Uddin's team has been granted an exploratory award designed to help the team explore the use of the facility for research challenges. His team's project is Scaling up of a Highly Parallel LBM-based Simulation tool (PRATHAM) for Meso- as well as Large-Scale Laminar and Turbulent Flow and Heat Transfer.
“We propose to test and scale PRATHAM – an LBM-based code for 3D, time dependent, laminar and turbulent fluid flow – on Blue Waters,” Uddin said. NPRE alumnus Prashant Jain, MS 06, PhD 10, currently at Oak Ridge National Laboratory, developed PRATHAM with his colleagues at ORNL. Jain is also a team member on this project.

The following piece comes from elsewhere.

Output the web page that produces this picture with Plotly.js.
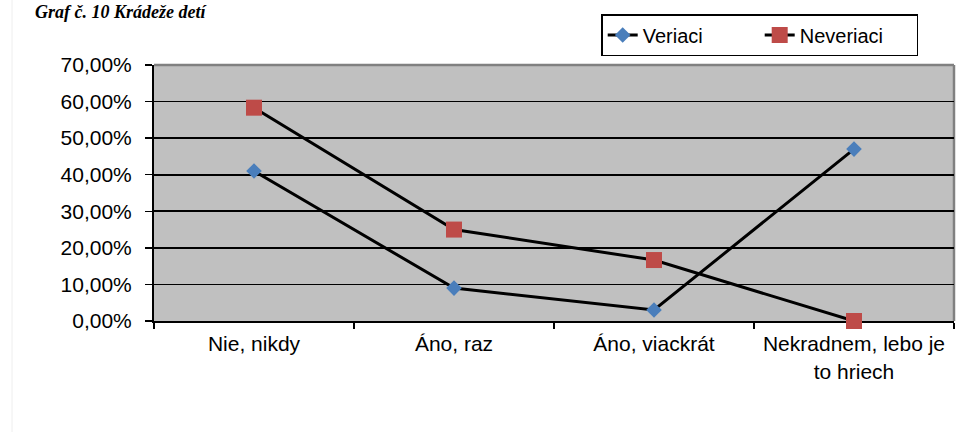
<!DOCTYPE html>
<html>
<head>
<meta charset="utf-8">
<script src="https://cdn.plot.ly/plotly-3.0.1.min.js"></script>
<style>
  html, body { margin: 0; padding: 0; background: #ffffff; }
  #chart { width: 971px; height: 432px; }
</style>
</head>
<body>
<div id="chart"></div>
<script>
// ---- data ----
var categories = ["Nie, nikdy", "Áno, raz", "Áno, viackrát", "Nekradnem, lebo je<br>to hriech"];
var veriaci = [0.41, 0.09, 0.03, 0.47];
var neveriaci = [0.5833, 0.25, 0.1667, 0.0];
var seriesNames = ["Veriaci", "Neveriaci"];
var yTickVals = [0, 0.1, 0.2, 0.3, 0.4, 0.5, 0.6, 0.7];
var chartTitle = "Graf č. 10 Krádeže detí";

var font = "Liberation Sans, Arial, sans-serif";

var traces = [
  {
    type: "scatter", mode: "lines+markers", name: seriesNames[0],
    x: categories, y: veriaci,
    line: { color: "#000000", width: 3 },
    marker: { symbol: "diamond", size: 12, color: "#4a7ebb", line: { width: 0 } },
    cliponaxis: false
  },
  {
    type: "scatter", mode: "lines+markers", name: seriesNames[1],
    x: categories, y: neveriaci,
    line: { color: "#000000", width: 3 },
    marker: { symbol: "square", size: 16, color: "#be4b48", line: { width: 0 } },
    cliponaxis: false
  }
];

var layout = {
  width: 971, height: 432,
  margin: { l: 154, r: 17, t: 65, b: 111, pad: 0 },
  paper_bgcolor: "#ffffff",
  plot_bgcolor: "#c0c0c0",
  separators: ", ",
  font: { family: font, size: 20, color: "#000000" },
  showlegend: true,
  legend: {
    orientation: "h",
    x: 0.559, xanchor: "left",
    y: 1.199, yanchor: "top",
    bordercolor: "#000000", borderwidth: 1.5,
    bgcolor: "#ffffff",
    font: { family: font, size: 20, color: "#000000" },
    itemwidth: 30,
    entrywidth: 112,
    tracegroupgap: 0
  },
  xaxis: {
    type: "category",
    range: [-0.5, 3.5],
    showgrid: false,
    zeroline: false,
    showline: true, linecolor: "#000000", linewidth: 2,
    ticks: "outside", tickson: "boundaries", ticklen: 6, tickwidth: 1.5, tickcolor: "#000000",
    tickfont: { family: font, size: 21, color: "#000000" },
    ticklabelstandoff: 3,
    layer: "below traces",
    fixedrange: true
  },
  yaxis: {
    range: [0, 0.7],
    tickvals: yTickVals,
    tickformat: ".2%",
    showgrid: true, gridcolor: "#000000", gridwidth: 1.8,
    zeroline: false,
    showline: true, linecolor: "#000000", linewidth: 2,
    ticks: "outside", ticklen: 7, tickwidth: 1.5, tickcolor: "#000000",
    tickfont: { family: font, size: 21, color: "#000000" },
    ticklabelstandoff: 9,
    layer: "below traces",
    fixedrange: true
  },
  shapes: [
    { type: "line", xref: "paper", yref: "paper", x0: 0, x1: 1, y0: 1, y1: 1,
      line: { color: "#808080", width: 2.5 }, layer: "below" },
    { type: "line", xref: "paper", yref: "paper", x0: 1, x1: 1, y0: 0, y1: 1,
      line: { color: "#808080", width: 2.5 }, layer: "below" },
    { type: "line", xref: "paper", yref: "paper", x0: -0.1775, x1: -0.1775, y0: -0.434, y1: 1.254,
      line: { color: "#eeeeee", width: 1 } }
  ],
  annotations: [
    { text: "<b><i>" + chartTitle + "</i></b>", xref: "paper", yref: "paper",
      x: -0.151, xanchor: "left", y: 1.2539, yanchor: "top", showarrow: false,
      font: { family: "Liberation Serif, Times New Roman, serif", size: 18, color: "#000000" } }
  ]
};

Plotly.newPlot("chart", traces, layout, { displayModeBar: false, staticPlot: true });
</script>
</body>
</html>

According to Uddin, as the spatial scale of some applications of fluid mechanics and heat transfer continues to drop, researchers are finding that the classical approach of solving the Navier-Stokes equations cannot be applied to an increasing number of micro- and nano-scale applications. Limitations on the parallel scalability of codes that are based on the classical approaches are becoming evident.
While classical approaches to turbulence – such as k-eps, LES, DNS, etc. – in the context of the N-S equations continue to show slow improvement in predictive capabilities, alternate approaches—such as LES with LBM – must be explored because they can take better advantage of advances in computer architecture.

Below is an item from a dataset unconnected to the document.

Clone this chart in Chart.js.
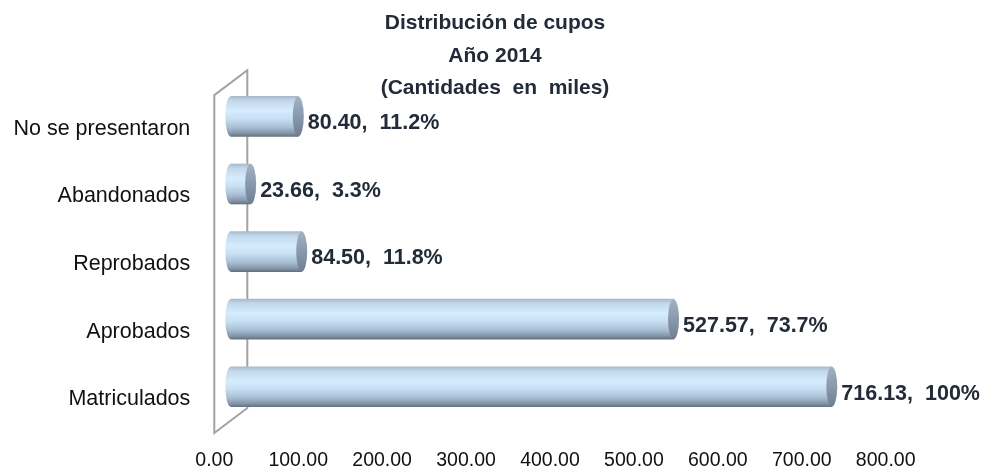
<!DOCTYPE html>
<html lang="es">
<head>
<meta charset="utf-8">
<title>Distribución de cupos 2014</title>
<script src="https://cdn.jsdelivr.net/npm/chart.js@4.4.1/dist/chart.umd.min.js"></script>
<style>
  html, body { margin: 0; padding: 0; background: #fff; }
  #wrap { width: 984px; height: 471px; position: relative; }
</style>
</head>
<body>
<div id="wrap"><canvas id="grafica"></canvas></div>
<script>
// datos (cantidades en miles)
const categorias = ['No se presentaron', 'Abandonados', 'Reprobados', 'Aprobados', 'Matriculados'];
const cantidades = [80.40, 23.66, 84.50, 527.57, 716.13];
const porcentajes = ['11.2%', '3.3%', '11.8%', '73.7%', '100%'];
const ticksX = [0, 100, 200, 300, 400, 500, 600, 700, 800];
const titulo = ['Distribución de cupos', 'Año 2014', '(Cantidades  en  miles)'];

const FUENTE = '"Liberation Sans", Arial, sans-serif';
const PROF = { x: 33, y: -25 };   // profundidad de la pared 3D
const RX = 5.5;                   // radio horizontal de las tapas

function gradCuerpo(ctx, yc, h) {
  const g = ctx.createLinearGradient(0, yc - h / 2, 0, yc + h / 2);
  g.addColorStop(0, '#a9b9ca');
  g.addColorStop(0.1, '#c0d6ea');
  g.addColorStop(0.35, '#d6ecfd');
  g.addColorStop(0.55, '#c8e0f4');
  g.addColorStop(0.78, '#a6bcd2');
  g.addColorStop(0.92, '#8495a8');
  g.addColorStop(1, '#65727f');
  return g;
}

function gradTapa(ctx, yc, h) {
  const g = ctx.createLinearGradient(0, yc - h / 2, 0, yc + h / 2);
  g.addColorStop(0, '#a2b1c2');
  g.addColorStop(0.5, '#8999ac');
  g.addColorStop(1, '#6f7e90');
  return g;
}

const cilindros = {
  id: 'cilindros',
  beforeDatasetsDraw(chart) {
    const { ctx, chartArea: a } = chart;
    ctx.save();
    ctx.strokeStyle = '#a3a3a3';
    ctx.lineWidth = 2;
    ctx.beginPath();
    ctx.moveTo(a.left, a.top);
    ctx.lineTo(a.left + PROF.x, a.top + PROF.y);
    ctx.lineTo(a.left + PROF.x, a.bottom + PROF.y);
    ctx.lineTo(a.left, a.bottom);
    ctx.closePath();
    ctx.stroke();
    // las barras van a media profundidad
    ctx.translate(PROF.x / 2, PROF.y / 2);
  },
  afterDatasetsDraw(chart) {
    const { ctx } = chart;
    const meta = chart.getDatasetMeta(0);
    meta.data.forEach(bar => {
      const h = bar.height;
      ctx.beginPath();
      ctx.ellipse(bar.base, bar.y, RX, h / 2, 0, Math.PI / 2, Math.PI * 1.5);
      ctx.closePath();
      ctx.fillStyle = gradCuerpo(ctx, bar.y, h);
      ctx.fill();
      ctx.beginPath();
      ctx.ellipse(bar.x, bar.y, RX, h / 2, 0, 0, Math.PI * 2);
      ctx.fillStyle = gradTapa(ctx, bar.y, h);
      ctx.fill();
    });
    ctx.restore();

    ctx.save();
    ctx.font = 'bold 21.5px ' + FUENTE;
    ctx.fillStyle = '#222b37';
    ctx.textAlign = 'left';
    ctx.textBaseline = 'middle';
    meta.data.forEach((bar, i) => {
      const txt = cantidades[i].toFixed(2) + ',  ' + porcentajes[i];
      ctx.fillText(txt, bar.x + PROF.x / 2 + RX + 4, bar.y + PROF.y / 2 + 7);
    });
    ctx.restore();
  }
};

new Chart(document.getElementById('grafica'), {
  type: 'bar',
  data: {
    labels: categorias,
    datasets: [{
      data: cantidades,
      backgroundColor: c => {
        const ys = c.chart.scales.y;
        const y = (ys && c.type === 'data') ? ys.getPixelForValue(c.dataIndex) : NaN;
        if (!isFinite(y)) return '#cae2f6';
        return gradCuerpo(c.chart.ctx, y, 40);
      },
      borderWidth: 0,
      barThickness: 40,
      clip: false
    }]
  },
  options: {
    indexAxis: 'y',
    responsive: true,
    maintainAspectRatio: false,
    animation: false,
    layout: { padding: { left: 12, right: 6, top: 0, bottom: 0 } },
    plugins: {
      legend: { display: false },
      tooltip: { enabled: false },
      title: {
        display: true,
        text: titulo,
        color: '#222b37',
        font: { family: FUENTE, size: 21, weight: 'bold', lineHeight: 1.55 },
        padding: { top: 7, bottom: -9.5 }
      }
    },
    scales: {
      x: {
        min: 0,
        max: 910,
        grid: { display: false, drawTicks: false },
        border: { display: false },
        afterBuildTicks: s => { s.ticks = ticksX.map(v => ({ value: v })); },
        afterFit: s => { s.height = 38; },
        ticks: {
          autoSkip: false,
          maxRotation: 0,
          padding: 16,
          color: '#111',
          font: { family: FUENTE, size: 19.5 },
          callback: v => Number(v).toFixed(2)
        }
      },
      y: {
        grid: { display: false, drawTicks: false },
        border: { display: false },
        afterFit: s => { s.width = 202.3; },
        ticks: {
          padding: 24,
          color: '#111',
          font: { family: FUENTE, size: 21.5 }
        }
      }
    }
  },
  plugins: [cilindros]
});
</script>
</body>
</html>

“We propose to perform scalability tests of a laminar and turbulent flow and heat transfer simulation capability to enable high-fidelity, time-dependent, fluid flow and heat transfer analyses of meso-scale (as well as larger scale) systems,” Uddin said. “The simulation tool is based on the Lattice Boltzmann Method (LBM), a relatively novel kinetic approach to simulate transient flow dynamics.
“Because of the LBM’s excellent parallel scalability, the tool is ideally suited for multicore and hybrid GPU-based supercomputing clusters,” he continued. “This tool provides us with an alternative to the existing Navier-Stokes Equation (NSE)–based Large or Very Large Eddy Simulation (LES/VLES) solvers and has been shown to surpass some of their practical limitations.”
The broader sub-goals of this research are
- Implement and test the LBM code on Blue Waters
- Demonstrate the scalability of the code to tens of thousands of processors
- Apply the code to solve a challenging turbulent flow problem in a rod bundle in a nuclear power plant to demonstrate its potential
- Add new modeling capabilities to address multi-physics problems of interest to the university community and funding agencies.
Startup allocation on Blue Waters will help complete the first two tasks; possibly in 12 to 18 months.